>> begin

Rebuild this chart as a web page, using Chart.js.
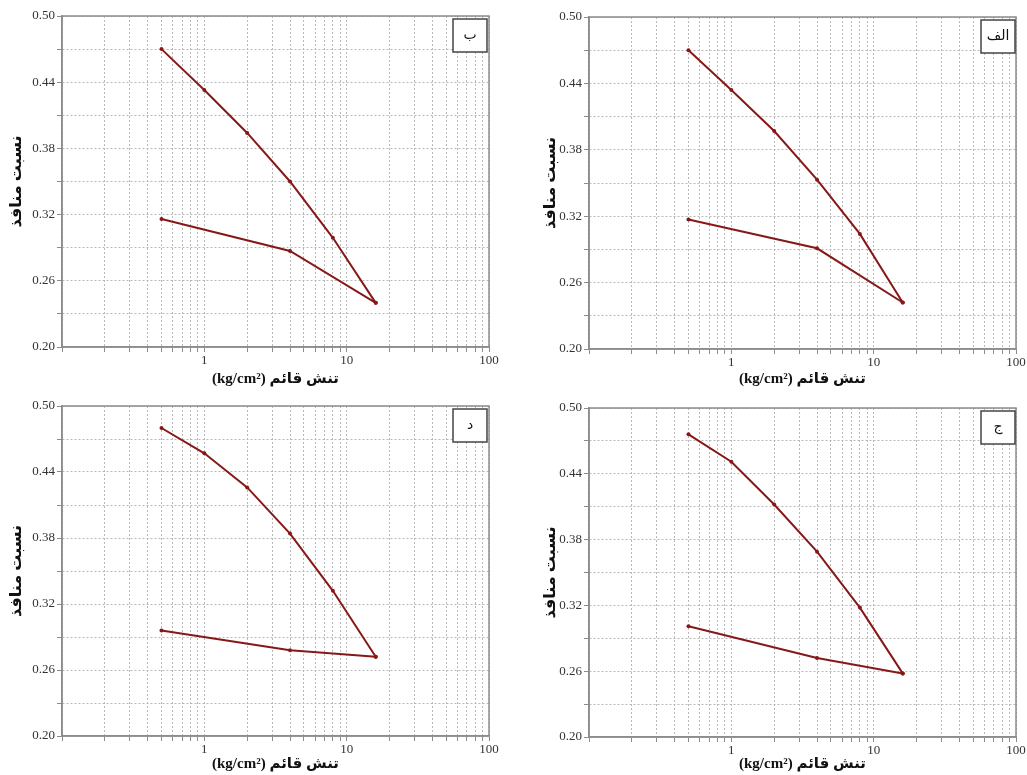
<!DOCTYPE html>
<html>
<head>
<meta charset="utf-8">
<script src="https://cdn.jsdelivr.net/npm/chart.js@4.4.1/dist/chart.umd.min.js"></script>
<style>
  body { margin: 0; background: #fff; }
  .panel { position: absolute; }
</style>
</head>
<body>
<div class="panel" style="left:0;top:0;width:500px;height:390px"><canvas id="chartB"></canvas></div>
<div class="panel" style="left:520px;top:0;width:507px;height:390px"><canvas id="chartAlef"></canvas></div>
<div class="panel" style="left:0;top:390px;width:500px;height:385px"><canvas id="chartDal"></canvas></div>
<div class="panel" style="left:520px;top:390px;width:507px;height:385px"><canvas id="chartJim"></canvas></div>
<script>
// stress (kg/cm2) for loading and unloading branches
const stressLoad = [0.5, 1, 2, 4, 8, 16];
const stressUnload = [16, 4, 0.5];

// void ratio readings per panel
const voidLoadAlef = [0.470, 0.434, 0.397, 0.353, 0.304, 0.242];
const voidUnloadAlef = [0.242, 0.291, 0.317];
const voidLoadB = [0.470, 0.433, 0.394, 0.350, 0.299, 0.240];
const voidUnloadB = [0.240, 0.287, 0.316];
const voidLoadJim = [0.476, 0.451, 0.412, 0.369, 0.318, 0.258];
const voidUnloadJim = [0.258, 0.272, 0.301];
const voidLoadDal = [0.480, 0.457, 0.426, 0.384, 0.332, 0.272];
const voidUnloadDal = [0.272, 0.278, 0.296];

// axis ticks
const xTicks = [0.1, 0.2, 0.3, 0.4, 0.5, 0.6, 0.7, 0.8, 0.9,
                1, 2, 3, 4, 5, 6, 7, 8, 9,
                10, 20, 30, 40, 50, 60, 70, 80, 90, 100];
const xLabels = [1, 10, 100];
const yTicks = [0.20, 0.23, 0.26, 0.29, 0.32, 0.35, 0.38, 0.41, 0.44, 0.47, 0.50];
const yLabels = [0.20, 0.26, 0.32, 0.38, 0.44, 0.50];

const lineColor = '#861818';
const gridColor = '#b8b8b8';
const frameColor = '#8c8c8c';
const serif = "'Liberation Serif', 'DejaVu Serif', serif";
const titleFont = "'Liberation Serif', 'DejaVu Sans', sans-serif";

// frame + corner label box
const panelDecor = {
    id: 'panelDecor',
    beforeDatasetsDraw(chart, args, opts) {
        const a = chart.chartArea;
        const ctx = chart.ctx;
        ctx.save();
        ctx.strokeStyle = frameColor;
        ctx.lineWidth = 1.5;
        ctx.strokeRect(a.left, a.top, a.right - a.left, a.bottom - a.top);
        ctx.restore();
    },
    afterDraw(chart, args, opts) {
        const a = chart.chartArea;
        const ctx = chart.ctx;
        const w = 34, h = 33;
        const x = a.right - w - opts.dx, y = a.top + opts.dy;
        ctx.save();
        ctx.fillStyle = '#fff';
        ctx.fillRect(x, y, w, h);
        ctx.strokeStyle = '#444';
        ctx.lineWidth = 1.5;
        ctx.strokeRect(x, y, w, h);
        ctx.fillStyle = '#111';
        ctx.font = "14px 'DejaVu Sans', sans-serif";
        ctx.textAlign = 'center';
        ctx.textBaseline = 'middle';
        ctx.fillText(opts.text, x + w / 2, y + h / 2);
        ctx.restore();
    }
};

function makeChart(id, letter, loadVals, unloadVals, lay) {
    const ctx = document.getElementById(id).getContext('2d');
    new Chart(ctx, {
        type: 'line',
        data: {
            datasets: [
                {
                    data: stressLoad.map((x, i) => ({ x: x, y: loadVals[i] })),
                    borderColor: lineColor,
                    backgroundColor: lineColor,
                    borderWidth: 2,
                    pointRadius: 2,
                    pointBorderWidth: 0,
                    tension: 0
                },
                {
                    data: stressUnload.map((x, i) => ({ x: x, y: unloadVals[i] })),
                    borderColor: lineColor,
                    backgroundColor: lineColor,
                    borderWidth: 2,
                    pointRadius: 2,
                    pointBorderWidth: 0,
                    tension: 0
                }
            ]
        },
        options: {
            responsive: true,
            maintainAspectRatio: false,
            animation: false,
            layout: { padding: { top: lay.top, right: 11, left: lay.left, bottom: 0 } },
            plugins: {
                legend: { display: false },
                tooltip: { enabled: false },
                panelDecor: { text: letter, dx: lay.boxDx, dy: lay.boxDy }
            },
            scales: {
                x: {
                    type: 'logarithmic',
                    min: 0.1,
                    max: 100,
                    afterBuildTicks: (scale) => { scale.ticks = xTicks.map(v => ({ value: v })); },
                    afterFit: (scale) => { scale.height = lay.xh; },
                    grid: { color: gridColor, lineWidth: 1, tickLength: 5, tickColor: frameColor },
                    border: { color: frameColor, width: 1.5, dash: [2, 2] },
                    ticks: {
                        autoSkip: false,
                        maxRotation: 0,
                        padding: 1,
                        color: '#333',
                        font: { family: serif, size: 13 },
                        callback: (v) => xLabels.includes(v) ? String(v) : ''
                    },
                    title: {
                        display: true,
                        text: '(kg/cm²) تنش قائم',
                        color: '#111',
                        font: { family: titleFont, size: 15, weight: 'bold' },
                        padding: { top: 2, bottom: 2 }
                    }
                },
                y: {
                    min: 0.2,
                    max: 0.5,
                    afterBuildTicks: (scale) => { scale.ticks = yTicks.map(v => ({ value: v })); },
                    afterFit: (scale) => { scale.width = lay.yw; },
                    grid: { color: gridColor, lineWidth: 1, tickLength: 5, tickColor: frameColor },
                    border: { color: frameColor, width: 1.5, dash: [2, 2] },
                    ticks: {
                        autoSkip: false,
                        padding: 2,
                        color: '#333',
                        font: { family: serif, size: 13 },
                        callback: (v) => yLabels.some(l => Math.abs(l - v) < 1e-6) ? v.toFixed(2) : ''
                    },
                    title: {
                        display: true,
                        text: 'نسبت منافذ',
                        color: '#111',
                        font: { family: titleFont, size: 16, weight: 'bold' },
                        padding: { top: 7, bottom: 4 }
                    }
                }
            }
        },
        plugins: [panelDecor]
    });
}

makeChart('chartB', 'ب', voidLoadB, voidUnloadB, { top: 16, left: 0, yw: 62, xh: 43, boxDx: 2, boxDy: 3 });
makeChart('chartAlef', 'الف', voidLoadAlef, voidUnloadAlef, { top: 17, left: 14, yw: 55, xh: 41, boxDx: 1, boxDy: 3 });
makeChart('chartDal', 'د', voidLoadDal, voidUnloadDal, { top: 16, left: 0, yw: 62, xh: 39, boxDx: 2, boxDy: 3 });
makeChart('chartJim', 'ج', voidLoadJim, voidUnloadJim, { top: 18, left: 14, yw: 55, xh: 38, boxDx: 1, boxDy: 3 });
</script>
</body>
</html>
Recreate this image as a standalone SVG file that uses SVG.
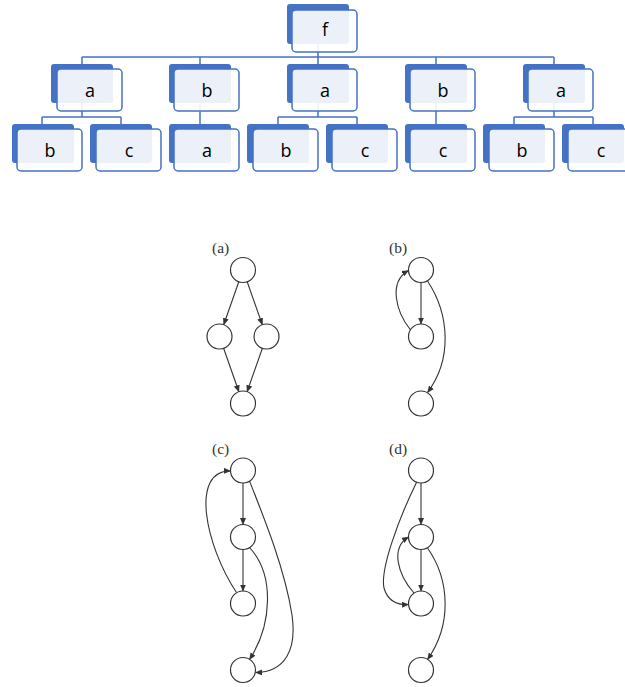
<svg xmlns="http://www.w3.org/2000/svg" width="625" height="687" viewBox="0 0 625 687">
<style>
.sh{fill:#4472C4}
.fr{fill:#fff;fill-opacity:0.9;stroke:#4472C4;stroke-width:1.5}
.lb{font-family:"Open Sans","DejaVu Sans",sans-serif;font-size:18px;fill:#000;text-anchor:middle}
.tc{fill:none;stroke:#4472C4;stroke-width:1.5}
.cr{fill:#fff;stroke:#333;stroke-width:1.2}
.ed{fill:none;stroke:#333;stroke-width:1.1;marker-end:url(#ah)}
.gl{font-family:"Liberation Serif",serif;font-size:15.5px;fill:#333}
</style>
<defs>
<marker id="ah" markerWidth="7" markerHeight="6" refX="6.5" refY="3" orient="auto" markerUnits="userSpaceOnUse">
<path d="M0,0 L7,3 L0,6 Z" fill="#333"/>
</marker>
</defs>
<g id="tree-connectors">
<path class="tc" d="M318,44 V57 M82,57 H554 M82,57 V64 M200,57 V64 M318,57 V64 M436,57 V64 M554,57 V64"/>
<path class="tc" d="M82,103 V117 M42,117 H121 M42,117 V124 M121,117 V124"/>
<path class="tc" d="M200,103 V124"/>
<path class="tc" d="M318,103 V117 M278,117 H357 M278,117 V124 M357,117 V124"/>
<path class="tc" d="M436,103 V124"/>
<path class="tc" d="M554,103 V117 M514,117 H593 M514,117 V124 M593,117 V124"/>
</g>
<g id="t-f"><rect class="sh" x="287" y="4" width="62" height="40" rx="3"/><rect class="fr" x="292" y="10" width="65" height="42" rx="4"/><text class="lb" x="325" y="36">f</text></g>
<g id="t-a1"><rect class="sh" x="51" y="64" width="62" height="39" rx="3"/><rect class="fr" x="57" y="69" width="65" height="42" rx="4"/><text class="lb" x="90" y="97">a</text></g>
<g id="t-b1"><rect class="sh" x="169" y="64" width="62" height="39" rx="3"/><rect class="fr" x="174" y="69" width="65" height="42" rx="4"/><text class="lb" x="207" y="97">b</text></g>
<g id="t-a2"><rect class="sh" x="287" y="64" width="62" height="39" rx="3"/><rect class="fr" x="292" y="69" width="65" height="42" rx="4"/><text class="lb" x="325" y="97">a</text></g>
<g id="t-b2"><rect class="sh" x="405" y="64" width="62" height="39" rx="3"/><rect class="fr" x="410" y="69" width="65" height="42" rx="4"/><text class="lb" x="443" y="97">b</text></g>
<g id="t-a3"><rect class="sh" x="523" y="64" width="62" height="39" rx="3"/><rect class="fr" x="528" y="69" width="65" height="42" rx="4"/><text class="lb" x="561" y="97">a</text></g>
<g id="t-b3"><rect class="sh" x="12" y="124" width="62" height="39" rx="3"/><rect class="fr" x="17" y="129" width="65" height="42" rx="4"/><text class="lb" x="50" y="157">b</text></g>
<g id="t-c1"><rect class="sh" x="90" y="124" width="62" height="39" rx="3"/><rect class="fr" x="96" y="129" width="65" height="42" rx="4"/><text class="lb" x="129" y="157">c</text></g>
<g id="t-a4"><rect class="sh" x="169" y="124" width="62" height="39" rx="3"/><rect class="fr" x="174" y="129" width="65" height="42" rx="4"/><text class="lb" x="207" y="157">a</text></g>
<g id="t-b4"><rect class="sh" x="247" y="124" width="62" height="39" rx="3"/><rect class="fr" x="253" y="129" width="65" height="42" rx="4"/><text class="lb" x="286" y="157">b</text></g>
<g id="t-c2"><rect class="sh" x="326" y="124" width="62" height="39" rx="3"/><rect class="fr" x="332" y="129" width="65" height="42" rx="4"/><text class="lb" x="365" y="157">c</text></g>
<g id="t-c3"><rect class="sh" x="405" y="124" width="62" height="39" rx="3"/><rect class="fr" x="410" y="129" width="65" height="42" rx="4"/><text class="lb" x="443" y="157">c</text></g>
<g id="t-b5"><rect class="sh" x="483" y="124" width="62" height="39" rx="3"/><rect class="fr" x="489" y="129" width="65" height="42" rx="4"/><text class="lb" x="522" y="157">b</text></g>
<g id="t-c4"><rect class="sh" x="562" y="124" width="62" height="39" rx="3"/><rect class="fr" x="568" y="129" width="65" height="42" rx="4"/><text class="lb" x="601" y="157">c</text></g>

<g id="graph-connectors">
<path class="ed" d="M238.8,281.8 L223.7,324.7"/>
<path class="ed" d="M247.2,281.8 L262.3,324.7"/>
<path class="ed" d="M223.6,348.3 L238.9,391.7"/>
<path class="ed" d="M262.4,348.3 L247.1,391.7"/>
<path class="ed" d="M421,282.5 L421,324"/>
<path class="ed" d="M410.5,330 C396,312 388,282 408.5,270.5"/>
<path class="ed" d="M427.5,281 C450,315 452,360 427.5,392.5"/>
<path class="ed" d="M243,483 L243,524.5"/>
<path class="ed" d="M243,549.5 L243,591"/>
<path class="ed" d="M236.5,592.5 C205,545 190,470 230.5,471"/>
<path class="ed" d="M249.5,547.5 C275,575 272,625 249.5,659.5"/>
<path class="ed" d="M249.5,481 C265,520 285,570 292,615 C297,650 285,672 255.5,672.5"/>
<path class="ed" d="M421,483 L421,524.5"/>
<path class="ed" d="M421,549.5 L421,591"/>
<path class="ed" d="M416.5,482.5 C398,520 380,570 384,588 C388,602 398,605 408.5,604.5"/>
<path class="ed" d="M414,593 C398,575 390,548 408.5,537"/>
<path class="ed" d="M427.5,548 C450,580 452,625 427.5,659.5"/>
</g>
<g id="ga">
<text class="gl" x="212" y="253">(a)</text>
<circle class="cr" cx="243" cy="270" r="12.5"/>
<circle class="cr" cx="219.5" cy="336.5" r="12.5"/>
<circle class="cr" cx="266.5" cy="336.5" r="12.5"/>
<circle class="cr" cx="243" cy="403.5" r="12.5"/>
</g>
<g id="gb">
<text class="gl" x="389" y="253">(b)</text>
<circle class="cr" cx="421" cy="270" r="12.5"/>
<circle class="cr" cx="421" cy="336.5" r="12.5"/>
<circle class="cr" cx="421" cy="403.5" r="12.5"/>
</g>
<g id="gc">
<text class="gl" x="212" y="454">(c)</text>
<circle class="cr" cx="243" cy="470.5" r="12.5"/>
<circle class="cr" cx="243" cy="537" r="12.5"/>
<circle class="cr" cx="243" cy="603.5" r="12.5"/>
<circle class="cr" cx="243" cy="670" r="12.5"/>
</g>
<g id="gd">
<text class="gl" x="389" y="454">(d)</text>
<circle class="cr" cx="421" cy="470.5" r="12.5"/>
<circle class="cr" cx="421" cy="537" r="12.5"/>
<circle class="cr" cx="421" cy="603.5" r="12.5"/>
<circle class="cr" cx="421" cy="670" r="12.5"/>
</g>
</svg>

>> end

* [What to produce]
Skip every picture and return the lines above from the top through the one that contains "const stressUnload = [16, 4, 0.5];".

* [Task output]
Rebuild this chart as a web page, using Chart.js.
<!DOCTYPE html>
<html>
<head>
<meta charset="utf-8">
<script src="https://cdn.jsdelivr.net/npm/chart.js@4.4.1/dist/chart.umd.min.js"></script>
<style>
  body { margin: 0; background: #fff; }
  .panel { position: absolute; }
</style>
</head>
<body>
<div class="panel" style="left:0;top:0;width:500px;height:390px"><canvas id="chartB"></canvas></div>
<div class="panel" style="left:520px;top:0;width:507px;height:390px"><canvas id="chartAlef"></canvas></div>
<div class="panel" style="left:0;top:390px;width:500px;height:385px"><canvas id="chartDal"></canvas></div>
<div class="panel" style="left:520px;top:390px;width:507px;height:385px"><canvas id="chartJim"></canvas></div>
<script>
// stress (kg/cm2) for loading and unloading branches
const stressLoad = [0.5, 1, 2, 4, 8, 16];
const stressUnload = [16, 4, 0.5];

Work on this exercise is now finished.